Querido Brógui,
Algumas coisas parecem simples, são simples, mas não são tão simples assim. Entende? Vou explicar: quantas células cinzentas são necessárias para colocar quarenta garrafões de água dentro de um caminhão? Uma, talvez duas, mas não mais que três, você me responderá, sem titubear. Errado. Hoje eu vi, com esses olhinhos que a terra não há de comer tão cedo, que não é bem assim.
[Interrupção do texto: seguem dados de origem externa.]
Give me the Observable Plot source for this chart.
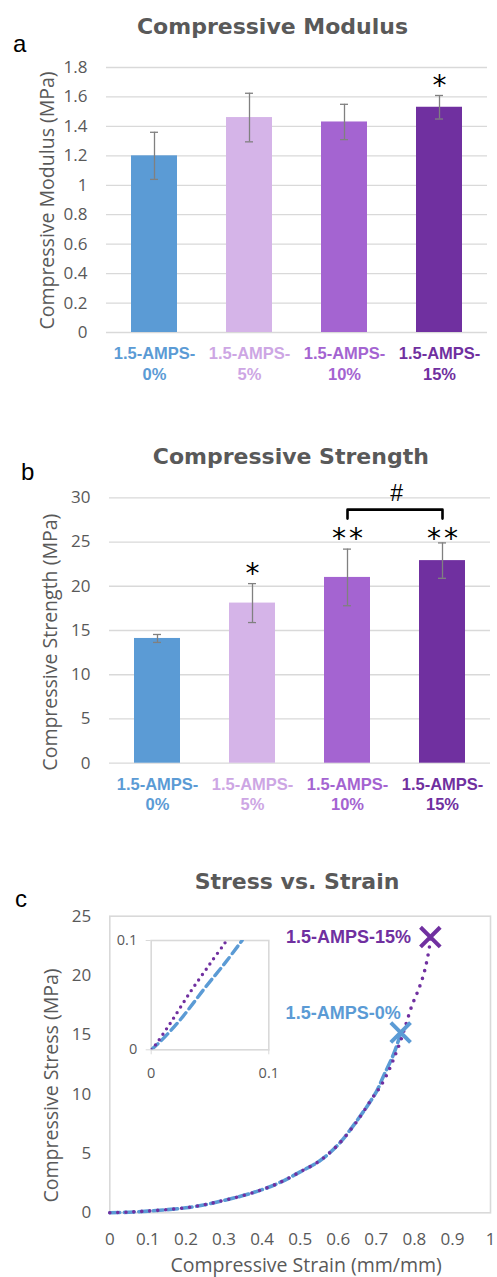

Tudo começou com o abastecimento de água mineral da comarca de Nova Iguaçu, que contempla Seropédica, Japeri, Paracambi, Queimados e adjacências. Bem que dizem que no inferno não tem água. (Desculpe aí, Ana Lúcia. Já disse que perco o amigo, mas não perco a piada.). Responsável que sou pela hidratação e sobrevivência dos nobres colegas que labutam naquela região, iniciei ontem um processo kármico para dar água aos que têm sede. Finalmente consegui reunir, após de andar – de salto alto – por todo o maldito prédio, os malditos garrafões com a maldita água mineral – isso porque a maldita empresa fornecedora não cumpriu o maldito prazo de entrega.
Agendei o transporte, convoquei a Tropa de Elite para ajudar na tarefa e hoje, às dez para as dez da manhã, estava eu no estacionamento – de salto alto – para acompanhar o desenrolar da situação. Ou seria o enrolar da situação? Às dez, chegou o primeiro rapaz empurrando o carrinho com dois garrafões. Fiz as contas (mentalmente, mas não rapidamente) e o resultado foi que, nesse ritmo, ele precisaria dar apenas vinte viagens do segundo subsolo ao térreo para completar a missão. Respirei fundo e esperei impaciente por vinte minutos. O rapaz desceu para as profundezas do prédio e não apareceu mais – provavelmente abduzido pelos homens-toupeira.
Desci atrás dele para o resgate, pois, afinal, vinte viagens, multiplicadas por vinte minutos cada uma, ele iria demorar quatrocentos minutos para acabar o serviço. Com sorte, lá para as três horas da tarde eu me livraria do karma. Os agentes da Tropa de Elite também se demonstravam inquietos. Chama pelo rádio, celular, sinal de fumaça, tambor, desce todo mundo, chama a supervisora, chama o encarregado, chama mais rapazes, pega mais carrinhos, Dona Fátima tá aqui com o cronômetro ligado!
Subi de novo e me posicionei – de salto alto – ao lado do caminhão. Apareceu outro rapaz empurrando o carrinho com mais três garrafões – menos mal, meu tempo de espera seria reduzido para duzentos e sessenta minutos. Parou o carrinho, tirou o primeiro garrafão e o encostou na parede. Amigo, será que não seria melhor tirar o garrafão direto do carrinho para o caminhão? Desculpe, não quero me meter no seu trabalho, mas eu acho que você ficaria menos cansado… Ele me olhou e começou a carregar o garrafão para o caminhão. Será que não seria mais fácil aproximar o carrinho do caminhão? Ele bufou e fez o que eu sugeri. Agradeci com o meu melhor sorriso.
Ok, depois de uma mobilização de sete pessoas, caminhão carregado rumo à Nova Iguaçu. Fiz uma prece e benzi o caminhão e sua carga. O pessoal do CRAAI Nova Iguaçu já deve estar bebendo a água benta. Amém.